Though I agree with Mike in spirit, I'm gonna have to defend JD's sly connection between the Holocaust and the "enlightened dream." While I would take issue with there being a "The Enlightenment," many of the gents we throw in this category were themselves somewhat perversely anarchic and cruel: namely Rousseau, Jefferson, Condorcet, and even to a certain extent Locke. All advocated the violent overthrow of existing social orders without regard to what travesties would be wrought as a result.

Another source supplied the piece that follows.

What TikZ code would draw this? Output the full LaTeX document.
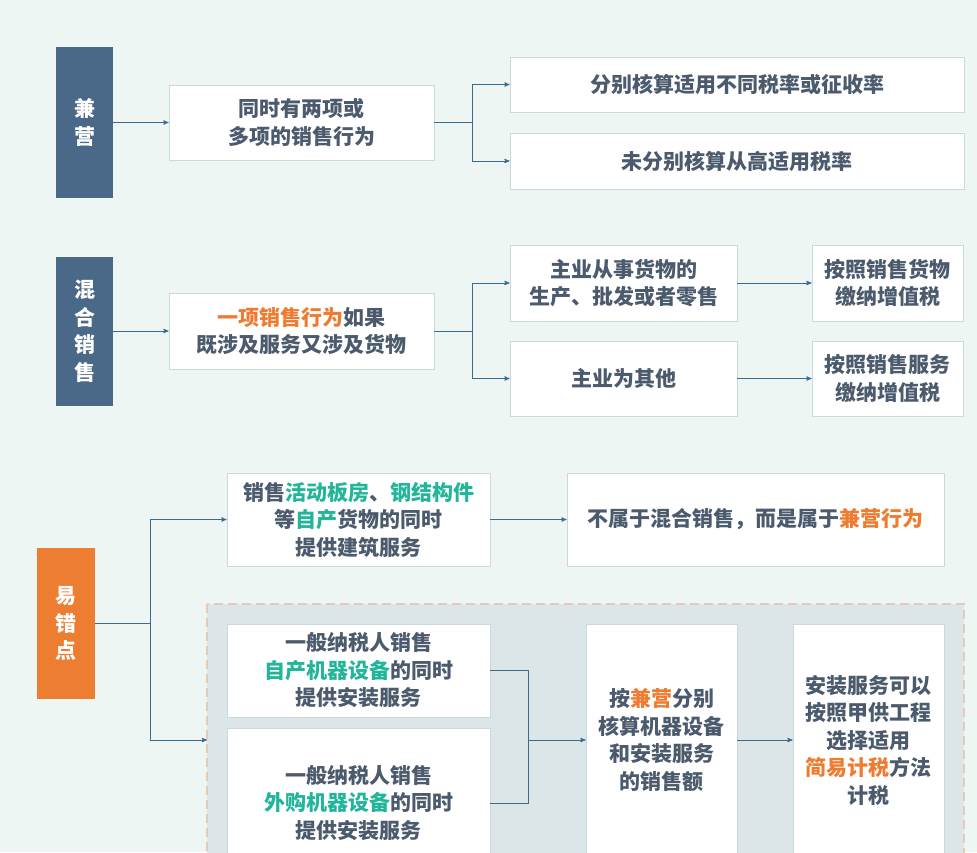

And if you agree with Edmund Burke, the perverse achievement of The Enlightenment is the French Revolution.

Moreover, I think our Western perspective is tainted by a belief that the Holocaust was special, "never seen before in the history of humanity." The systematic destruction of one ethnic group by another has been with us since time immemorial (just yesterday I explained to an acquaintance how the Ainu went from being the racial majority to a nearly extinct minority), but the technology of killing has changed, so perhaps in that JD is correct, if not in the teleological Adorno-esque way you read his statement.

Gonna go climb Fuji in a typhoon now.